Given instruction. Write out, word for word, the stretch of lines beginning at the one with "Clone this chart in matplotlib." and ending at the one with "from matplotlib.patches import Rectangle", omitting the images.

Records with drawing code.
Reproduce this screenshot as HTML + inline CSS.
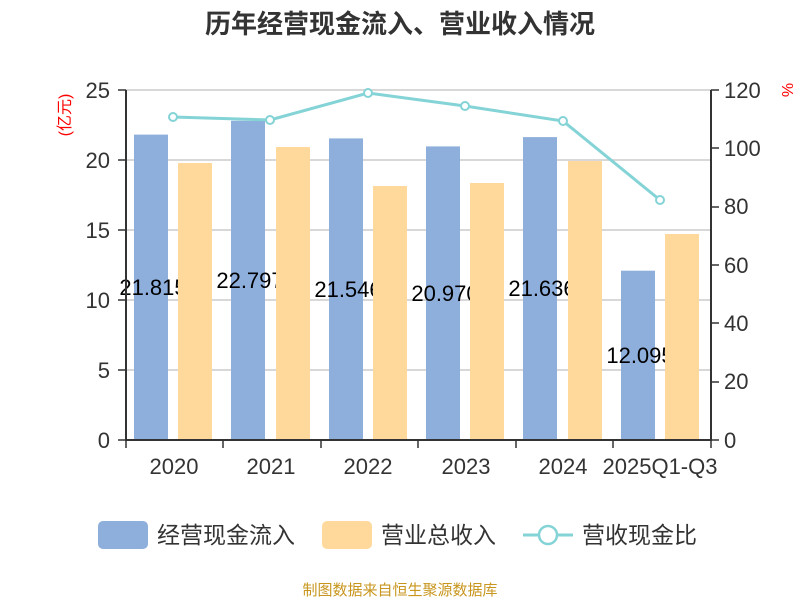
<!DOCTYPE html>
<html><head><meta charset="utf-8"><style>
body{margin:0;background:#fff;}
svg text{font-family:"Liberation Sans","Noto Sans CJK SC",sans-serif;}
</style></head><body>
<svg width="800" height="600" xmlns="http://www.w3.org/2000/svg">
<rect width="800" height="600" fill="#fff"/>
<text x="400" y="33" text-anchor="middle" font-size="26" font-weight="bold" fill="#333">历年经营现金流入、营业收入情况</text>
<g stroke="#ccc" stroke-width="1.5">
<line x1="126" x2="711" y1="90" y2="90"/><line x1="126" x2="711" y1="160" y2="160"/>
<line x1="126" x2="711" y1="230" y2="230"/><line x1="126" x2="711" y1="300" y2="300"/>
<line x1="126" x2="711" y1="370" y2="370"/>
</g>
<text transform="translate(70,115) rotate(-90)" text-anchor="middle" font-size="16" fill="#f00">(亿元)</text>
<text transform="translate(782,90) rotate(90)" text-anchor="middle" font-size="16" fill="#f00">%</text>
<g font-size="22" fill="#333" text-anchor="end">
<text x="110" y="98">25</text><text x="110" y="168">20</text><text x="110" y="238">15</text>
<text x="110" y="308">10</text><text x="110" y="378">5</text><text x="110" y="448">0</text>
</g>
<g font-size="22" fill="#333">
<text x="724" y="98">120</text><text x="724" y="156">100</text><text x="724" y="214">80</text>
<text x="724" y="273">60</text><text x="724" y="331">40</text><text x="724" y="389">20</text><text x="724" y="448">0</text>
</g>
<g fill="#8eaedb">
<rect x="134" y="134.6" width="34" height="305.4"/>
<rect x="231" y="120.8" width="34" height="319.2"/>
<rect x="329" y="138.4" width="34" height="301.6"/>
<rect x="426" y="146.4" width="34" height="293.6"/>
<rect x="523" y="137.1" width="34" height="302.9"/>
<rect x="621" y="270.7" width="34" height="169.3"/>
</g>
<g font-size="22" fill="#000" text-anchor="middle">
<text x="153" y="295">21.815</text>
<text x="250" y="288">22.797</text>
<text x="348" y="297">21.546</text>
<text x="445" y="301">20.970</text>
<text x="542" y="296">21.636</text>
<text x="640" y="363">12.095</text>
</g>
<g fill="#fed99b">
<rect x="178" y="163" width="34" height="277"/>
<rect x="276" y="147" width="34" height="293"/>
<rect x="373" y="186" width="34" height="254"/>
<rect x="470" y="183" width="34" height="257"/>
<rect x="568" y="161" width="34" height="279"/>
<rect x="665" y="234" width="34" height="206"/>
</g>
<g stroke="#333" stroke-width="2">
<line x1="126" x2="126" y1="90" y2="441"/><line x1="711" x2="711" y1="90" y2="441"/>
<line x1="125" x2="712" y1="440" y2="440"/>
</g>
<g stroke="#333" stroke-width="1.5">
<line x1="118" x2="126" y1="90" y2="90"/><line x1="118" x2="126" y1="160" y2="160"/><line x1="118" x2="126" y1="230" y2="230"/>
<line x1="118" x2="126" y1="300" y2="300"/><line x1="118" x2="126" y1="370" y2="370"/><line x1="118" x2="126" y1="440" y2="440"/>
<line x1="711" x2="719" y1="90" y2="90"/><line x1="711" x2="719" y1="148" y2="148"/><line x1="711" x2="719" y1="207" y2="207"/>
<line x1="711" x2="719" y1="265" y2="265"/><line x1="711" x2="719" y1="323" y2="323"/><line x1="711" x2="719" y1="382" y2="382"/><line x1="711" x2="719" y1="440" y2="440"/>
<line x1="126" x2="126" y1="440" y2="448"/><line x1="223" x2="223" y1="440" y2="448"/><line x1="321" x2="321" y1="440" y2="448"/>
<line x1="418" x2="418" y1="440" y2="448"/><line x1="516" x2="516" y1="440" y2="448"/><line x1="613" x2="613" y1="440" y2="448"/><line x1="711" x2="711" y1="440" y2="448"/>
</g>
<g font-size="22" fill="#333" text-anchor="middle">
<text x="174" y="474">2020</text><text x="271" y="474">2021</text><text x="368" y="474">2022</text>
<text x="466" y="474">2023</text><text x="563" y="474">2024</text><text x="660" y="474">2025Q1-Q3</text>
</g>
<polyline points="173,117 270,120 368,93 465,106 563,121 660,200" fill="none" stroke="#84d3d6" stroke-width="3"/>
<g fill="#fff" stroke="#84d3d6" stroke-width="2">
<circle cx="173" cy="117" r="4"/><circle cx="270" cy="120" r="4"/><circle cx="368" cy="93" r="4"/>
<circle cx="465" cy="106" r="4"/><circle cx="563" cy="121" r="4"/><circle cx="660" cy="200" r="4"/>
</g>
<rect x="98" y="521" width="50" height="28" rx="5" fill="#8eaedb"/>
<text x="157" y="543" font-size="23" fill="#333">经营现金流入</text>
<rect x="322" y="521" width="50" height="28" rx="5" fill="#fed99b"/>
<text x="381" y="543" font-size="23" fill="#333">营业总收入</text>
<line x1="523" x2="573" y1="535" y2="535" stroke="#84d3d6" stroke-width="3"/>
<circle cx="548" cy="535" r="9" fill="#fff" stroke="#84d3d6" stroke-width="2.5"/>
<text x="582" y="543" font-size="23" fill="#333">营收现金比</text>
<text x="400" y="595" text-anchor="middle" font-size="15" fill="#c8961e">制图数据来自恒生聚源数据库</text>
</svg>
</body></html>
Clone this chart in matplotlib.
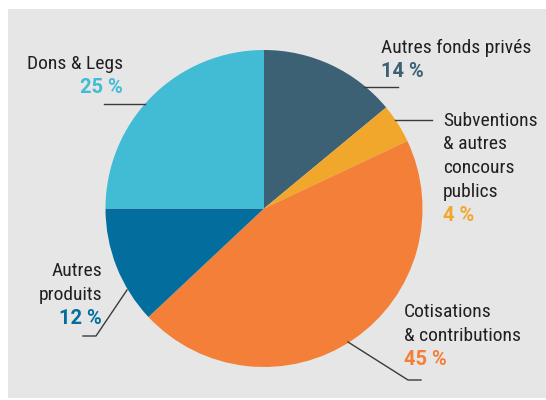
import matplotlib.pyplot as plt
from matplotlib.patches import Rectangle

labels = ["Autres fonds privés", "Subventions\n& autres\nconcours\npublics",
          "Cotisations\n& contributions", "Autres\nproduits", "Dons & Legs"]
values = [14, 4, 45, 12, 25]
colors = ["#3d6174", "#f0a72b", "#f47f38", "#036e9e", "#42bbd4"]

plt.rcParams['font.family'] = ['Roboto Condensed', 'Archivo Narrow', 'PT Sans Narrow',
                               'Liberation Sans Narrow', 'DejaVu Sans']

W, H = 546, 400
fig = plt.figure(figsize=(W / 100, H / 100), dpi=100)
ax = fig.add_axes([0, 0, 1, 1])


def py(y):
    # pixel row from top -> data y
    return H - y


cx, cy, r = 264, py(208.5), 158.5
ax.pie(values, colors=colors, startangle=90, counterclock=False,
       center=(cx, cy), radius=r, wedgeprops=dict(linewidth=0))

# gray panel
ax.add_patch(Rectangle((8, py(398)), W - 8, 398 - 9, facecolor="#e6e6e6",
                       edgecolor="none", zorder=-5))

ax.set_xlim(0, W)
ax.set_ylim(0, H)
ax.set_aspect("auto")
ax.axis("off")

lc = "#3a3a3a"
txt = "#231f20"
fs = 14

# leader lines
ax.plot([364, 398], [py(87), py(87)], color=lc, lw=1)
ax.plot([395, 432], [py(120), py(120)], color=lc, lw=1)
ax.plot([104, 145], [py(104), py(104)], color=lc, lw=1)
ax.plot([348, 408, 421], [py(342), py(380), py(380)], color=lc, lw=1)
ax.plot([127, 96, 83], [py(290), py(336), py(336)], color=lc, lw=1)


def label(x, ys, lines, pct, color, ha):
    for y, line in zip(ys, lines):
        ax.text(x, py(y), line, ha=ha, va="baseline", fontsize=fs, color=txt)
    ax.text(x, py(ys[-1] + 24), f"{pct} %", ha=ha, va="baseline", fontsize=14.5,
            color=color, fontweight="bold", family=["Roboto", "DejaVu Sans"])


label(381, [53], labels[0].split("\n"), values[0], colors[0], "left")
label(443, [126, 149, 173, 197], labels[1].split("\n"), values[1], colors[1], "left")
label(404, [317, 341], labels[2].split("\n"), values[2], colors[2], "left")
label(102, [276, 300], labels[3].split("\n"), values[3], colors[3], "right")
label(123, [69], labels[4].split("\n"), values[4], colors[4], "right")

fig.savefig("out.png", dpi=100)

Task result.
Clone this chart in matplotlib.
import matplotlib.pyplot as plt
from matplotlib.patches import Rectangle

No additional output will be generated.